En juillet, Florence a commencé à écrire son Journal, un cadeau de son oncle pour lui permettre de mieux se comprendre. Persuadée qu’on ne peut pas le lire puisque c’est un journal intime, elle y rédige tout ce qui se passe dans sa vie, à l’école comme chez elle, ses plaisirs et ses frustrations, ses loisirs avec ses parents, ses jeux avec ses amis, sa façon de les comprendre et de se comporter avec eux.
Le lecteur passe donc de la rédaction des événements aux effets de ces événements. Par exemple, les policiers découvrent l’état de délabrement dans lequel l’appartement a été laissé tandis que nous, lecteurs, suivons les actes qui ont abouti à cette situation. Les policiers finiront par trouver quelques cadavres et nous comprendrons comment on en est arrivé là. Il ne faudrait pas croire pour autant que l’histoire s’arrête là. Même quand Florence va cesser d’écrire, quitter la maison et se retrouver au Centre Jeunesse de la Mauricie, et que la police va devoir l’interroger sans ménagement, l’aventure de Florence sera loin d’être terminée.
Comme c’est un roman de Senécal, on s’attend à ce qu’il y ait plusieurs cadavres, et c’est un fait. Et la mise à mort de ces victimes est, pour le moins, scabreuse. C’est certain que bien des lecteurs interrompront leur lecture. Mais, dans plusieurs autres cas, il devient au contraire difficile de lâcher le roman. Grâce à une habileté démoniaque, Senécal parvient à nous faire voir et sentir la réalité par les yeux de son personnage principal, dépourvu sans doute d’empathie et de sentiment de culpabilité, mais aussi dénué de sadisme et de réelle méchanceté, de sorte que nous assumons cette tragédie macabre avec sérénité. Un réel coup de force de l’écrivain !
Les fidèles de Senécal retrouveront plusieurs procédés habituels de l’écrivain, dont l’usage de personnages récurrents, par exemple, dans ce cas-ci, le personnage de Michelle Beaulieu, fille dangereuse du tueur en série Jacques Beaulieu[1].

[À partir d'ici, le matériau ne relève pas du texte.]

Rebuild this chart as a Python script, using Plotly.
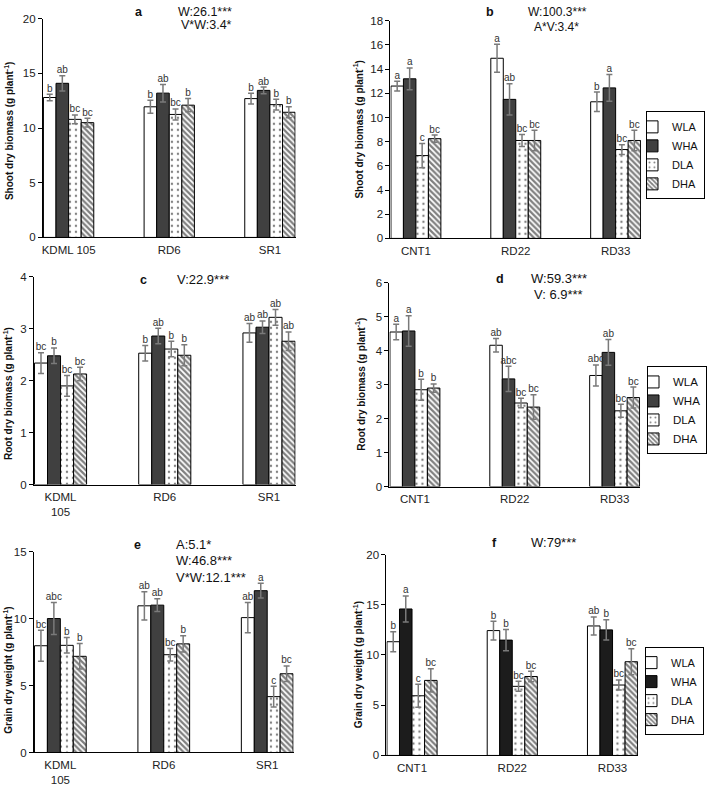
import plotly.graph_objects as go

W, H = 708, 790

series = ["WLA", "WHA", "DLA", "DHA"]

# ---------------- data ----------------
cats_ace = ["KDML 105", "RD6", "SR1"]
cats_ce = ["KDML<br>105", "RD6", "SR1"]
cats_bdf = ["CNT1", "RD22", "RD33"]

# panel a: shoot dry biomass
a_vals = {"WLA": [12.8, 11.95, 12.7], "WHA": [14.1, 13.2, 13.45],
          "DLA": [10.8, 11.25, 12.15], "DHA": [10.5, 12.1, 11.45]}
a_err = {"WLA": [0.3, 0.6, 0.5], "WHA": [0.7, 0.8, 0.3],
         "DLA": [0.4, 0.5, 0.5], "DHA": [0.4, 0.6, 0.5]}
a_lab = {"WLA": ["b", "b", "b"], "WHA": ["ab", "ab", "ab"],
         "DLA": ["bc", "bc", "b"], "DHA": ["bc", "b", "b"]}

# panel b: shoot dry biomass
b_vals = {"WLA": [12.6, 14.9, 11.3], "WHA": [13.2, 11.5, 12.45],
          "DLA": [6.85, 8.1, 7.35], "DHA": [8.25, 8.1, 8.1]}
b_err = {"WLA": [0.4, 1.15, 0.8], "WHA": [0.9, 1.3, 1.1],
         "DLA": [1.0, 0.5, 0.4], "DHA": [0.3, 0.85, 0.85]}
b_lab = {"WLA": ["a", "a", "b"], "WHA": ["a", "ab", "a"],
         "DLA": ["c", "bc", "bc"], "DHA": ["bc", "bc", "bc"]}

# panel c: root dry biomass
c_vals = {"WLA": [2.34, 2.53, 2.92], "WHA": [2.48, 2.86, 3.03],
          "DLA": [1.9, 2.61, 3.22], "DHA": [2.13, 2.49, 2.76]}
c_err = {"WLA": [0.2, 0.15, 0.18], "WHA": [0.15, 0.15, 0.12],
         "DLA": [0.2, 0.15, 0.15], "DHA": [0.13, 0.2, 0.18]}
c_lab = {"WLA": ["bc", "b", "ab"], "WHA": ["b", "ab", "ab"],
         "DLA": ["bc", "b", "ab"], "DHA": ["bc", "b", "ab"]}

# panel d: root dry biomass
d_vals = {"WLA": [4.55, 4.16, 3.27], "WHA": [4.58, 3.17, 3.95],
          "DLA": [2.85, 2.46, 2.23], "DHA": [2.9, 2.34, 2.62]}
d_err = {"WLA": [0.23, 0.2, 0.31], "WHA": [0.45, 0.37, 0.38],
         "DLA": [0.31, 0.14, 0.19], "DHA": [0.12, 0.36, 0.31]}
d_lab = {"WLA": ["a", "ab", "abc"], "WHA": ["a", "abc", "ab"],
         "DLA": ["b", "bc", "bc"], "DHA": ["b", "bc", "bc"]}

# panel e: grain dry weight
e_vals = {"WLA": [7.97, 10.95, 10.07], "WHA": [10.0, 11.0, 12.08],
          "DLA": [8.0, 7.3, 4.17], "DHA": [7.18, 8.11, 5.88]}
e_err = {"WLA": [1.15, 1.05, 1.13], "WHA": [1.2, 0.47, 0.55],
         "DLA": [0.58, 0.47, 0.78], "DHA": [0.95, 0.6, 0.58]}
e_lab = {"WLA": ["bc", "ab", "ab"], "WHA": ["abc", "ab", "a"],
         "DLA": ["b", "bc", "c"], "DHA": ["b", "b", "bc"]}

# panel f: grain dry weight
f_vals = {"WLA": [11.32, 12.43, 12.89], "WHA": [14.58, 11.48, 12.5],
          "DLA": [5.94, 6.88, 7.01], "DHA": [7.47, 7.86, 9.33]}
f_err = {"WLA": [1.0, 0.93, 0.9], "WHA": [1.3, 1.05, 1.0],
         "DLA": [1.15, 0.5, 0.5], "DHA": [1.15, 0.52, 1.3]}
f_lab = {"WLA": ["b", "b", "ab"], "WHA": ["a", "b", "b"],
         "DLA": ["c", "bc", "bc"], "DHA": ["bc", "bc", "bc"]}

y_titles = ["Shoot dry biomass (g plant<sup>-1</sup>)",
            "Shoot dry biomass (g plant<sup>-1</sup>)",
            "Root dry biomass (g plant<sup>-1</sup>)",
            "Root dry biomass (g plant<sup>-1</sup>)",
            "Grain dry weight (g plant<sup>-1</sup>)",
            "Grain dry weight (g plant<sup>-1</sup>)"]

# ---------------- layout geometry (pixels) ----------------
FONT = "Arial, Liberation Sans, sans-serif"

def px_x(p):
    return p / W

def px_y(p):
    return 1 - p / H

panels = [
    dict(key="a", vals=a_vals, err=a_err, lab=a_lab, cats=cats_ace, yr=[0, 20], dt=5,
         xd=(42, 295), yd=(13, 235), dark="#404040", legend=None),
    dict(key="b", vals=b_vals, err=b_err, lab=b_lab, cats=cats_bdf, yr=[0, 18], dt=2,
         xd=(390, 641), yd=(15, 236), dark="#404040", legend="legend"),
    dict(key="c", vals=c_vals, err=c_err, lab=c_lab, cats=cats_ce, yr=[0, 4], dt=1,
         xd=(33, 295), yd=(275, 486), dark="#404040", legend=None),
    dict(key="d", vals=d_vals, err=d_err, lab=d_lab, cats=cats_bdf, yr=[0, 6], dt=1,
         xd=(389, 640), yd=(281, 488), dark="#404040", legend="legend2"),
    dict(key="e", vals=e_vals, err=e_err, lab=e_lab, cats=cats_ce, yr=[0, 15], dt=5,
         xd=(33, 293), yd=(554, 758), dark="#404040", legend=None),
    dict(key="f", vals=f_vals, err=f_err, lab=f_lab, cats=cats_bdf, yr=[0, 20], dt=5,
         xd=(386, 638), yd=(557, 761), dark="#1c1c1c", legend="legend3"),
]

BARGAP = 0.5
bar_w = (1 - BARGAP) / len(series)

fig = go.Figure()

for i, p in enumerate(panels):
    n = "" if i == 0 else str(i + 1)
    xa, ya = "x" + n, "y" + n
    xpos = list(range(len(p["cats"])))
    for s_i, s in enumerate(series):
        if s == "WLA":
            marker = dict(color="white", line=dict(color="black", width=1))
        elif s == "WHA":
            marker = dict(color=p["dark"], line=dict(color="black", width=1))
        elif s == "DLA":
            marker = dict(color="white", line=dict(color="black", width=1),
                          pattern=dict(shape=".", fgcolor="black", bgcolor="white",
                                       size=6, solidity=0.12))
        else:
            marker = dict(color="white", line=dict(color="black", width=1),
                          pattern=dict(shape="\\", fgcolor="black", bgcolor="white",
                                       size=4, solidity=0.55))
        fig.add_trace(go.Bar(
            x=xpos, y=p["vals"][s], name=s, xaxis=xa, yaxis=ya,
            marker=marker,
            error_y=dict(type="data", array=p["err"][s], color="#7a7a7a",
                         thickness=1.5, width=3),
            showlegend=p["legend"] is not None,
            legend=p["legend"] if p["legend"] else "legend",
            hoverinfo="skip",
        ))
        # significance letters above error bars
        off = -0.5 * (1 - BARGAP) + bar_w * (s_i + 0.5)
        fig.add_trace(go.Scatter(
            x=[x + off for x in xpos],
            y=[v + e for v, e in zip(p["vals"][s], p["err"][s])],
            text=p["lab"][s], mode="text", textposition="top center",
            textfont=dict(family=FONT, size=10, color="#333333"),
            xaxis=xa, yaxis=ya, showlegend=False, hoverinfo="skip",
        ))

    fig.layout["xaxis" + n] = dict(
        domain=[px_x(p["xd"][0]), px_x(p["xd"][1])],
        anchor=ya, range=[-0.255, len(p["cats"]) - 1 + 0.255],
        tickvals=xpos, ticktext=p["cats"], ticks="",
        showline=True, linecolor="black", linewidth=1,
        showgrid=False, zeroline=False, fixedrange=True,
        tickfont=dict(family=FONT, size=11.5, color="#222222"),
    )
    fig.layout["yaxis" + n] = dict(
        domain=[px_y(p["yd"][1]), px_y(p["yd"][0])],
        anchor=xa, range=p["yr"], dtick=p["dt"], tick0=0,
        ticks="outside", ticklen=4, tickcolor="black",
        showline=True, linecolor="black", linewidth=1,
        showgrid=False, zeroline=False, fixedrange=True,
        tickfont=dict(family=FONT, size=11.5, color="#222222"),
    )
    try:
        fig.layout["xaxis" + n].ticklabelstandoff = 2
    except Exception:
        pass

fig.update_layout(barmode="group", bargap=BARGAP, bargroupgap=0)

# ---------------- annotations ----------------
ann = []

def add_text(txt, x, y, size, bold=False, xanchor="center", angle=0):
    ann.append(dict(text=("<b>%s</b>" % txt) if bold else txt,
                    x=px_x(x), y=px_y(y), xref="paper", yref="paper",
                    xanchor=xanchor, yanchor="middle", showarrow=False,
                    textangle=angle,
                    font=dict(family=FONT, size=size, color="#111111")))

# y-axis titles
ytitle_pos = [(8, 127), (358, 125), (7, 393), (360, 384), (7, 674), (357, 669)]
for t, (x, y) in zip(y_titles, ytitle_pos):
    add_text(t, x, y, 10, bold=True, angle=-90)

# panel letters and statistics
add_text("a", 138, 6, 12.5, bold=True)
add_text("W:26.1***", 204, 6, 12.5)
add_text("V*W:3.4*", 206, 19, 12.5)

add_text("b", 490, 6, 12.5, bold=True)
add_text("W:100.3***", 557, 6, 12)
add_text("A*V:3.4*", 556, 21, 12)

add_text("c", 143, 278, 12.5, bold=True)
add_text("V:22.9***", 202, 278, 13)

add_text("d", 500, 277, 12.5, bold=True)
add_text("W:59.3***", 559, 277, 13)
add_text("V: 6.9***", 558, 293, 13)

add_text("e", 137, 547, 12.5, bold=True)
add_text("A:5.1*", 173, 547, 13, xanchor="left")
add_text("W:46.8***", 173, 563, 13, xanchor="left")
add_text("V*W:12.1***", 173, 580, 13, xanchor="left")

add_text("f", 494, 545, 12.5, bold=True)
add_text("W:79***", 553, 545, 13)

fig.update_layout(annotations=ann)

# ---------------- legends ----------------
def legend_cfg(x_right, y_top, size):
    return dict(x=px_x(x_right), y=px_y(y_top), xanchor="right", yanchor="top",
                xref="paper", yref="paper",
                bgcolor="white", bordercolor="black", borderwidth=1,
                font=dict(family=FONT, size=size, color="#111111"),
                itemwidth=30, indentation=-15, tracegroupgap=0,
                itemclick=False, itemdoubleclick=False)

fig.update_layout(
    legend=legend_cfg(705, 107, 11),
    legend2=legend_cfg(707, 366, 11.5),
    legend3=legend_cfg(704, 651, 11),
)

fig.update_layout(
    width=W, height=H, margin=dict(l=0, r=0, t=0, b=0),
    paper_bgcolor="white", plot_bgcolor="white",
    font=dict(family=FONT, color="#111111"),
    showlegend=True,
)

# remove the browser's default 8px body margin so the figure fills the window
fig.write_html("out.html",
               config={"displayModeBar": False},
               post_script="document.body.style.margin='0px';"
                           "document.body.style.overflow='hidden';")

[1] Cf. 5150, rue des Ormes; Aliss, Hells.com, Faims…
Extrait :
On est mardi. Aujourd’hui, grand-maman Laura est morte et on est allés à l’hôpital. Moi, ça ne me tentait pas tellement parce que j’étais super fatiguée parce que je m’étais couchée tard hier, mais maman voulait que je vienne avec eux autres. J’ai vu grand-maman morte dans son lit, mais je ne voyais pas de différence de quand elle était en vie. Elle était couchée avec les yeux fermés et la bouche ouverte comme d’habitude. Mais elle ne faisait plus de bruit. C’est parce qu’elle ne respirait plus. Quand on est mort, on arrête de respirer, c’est comme ça. Maman pleurait parce qu’elle était triste. Papa aussi était triste même si ce n’est pas sa maman à lui. Là, j’ai pensé que grand-maman ne me donnerait plus de bonbons-tire-Sainte-Catherine et qu’elle était la seule personne qui m’en donnait, alors j’ai commencé à pleurer. Papa a dit ça te fait de la peine de perdre ta grand-maman, hein ? J’ai dit que c’est parce que je n’aurais plus de bonbons-tire et qu’elle n’était vraiment pas fine d’être morte. Maman a ri un petit peu, mais c’était un rire bizarre, comme si elle ne riait pas pour vrai. Elle a toujours l’air un peu folle quand elle rit comme ça.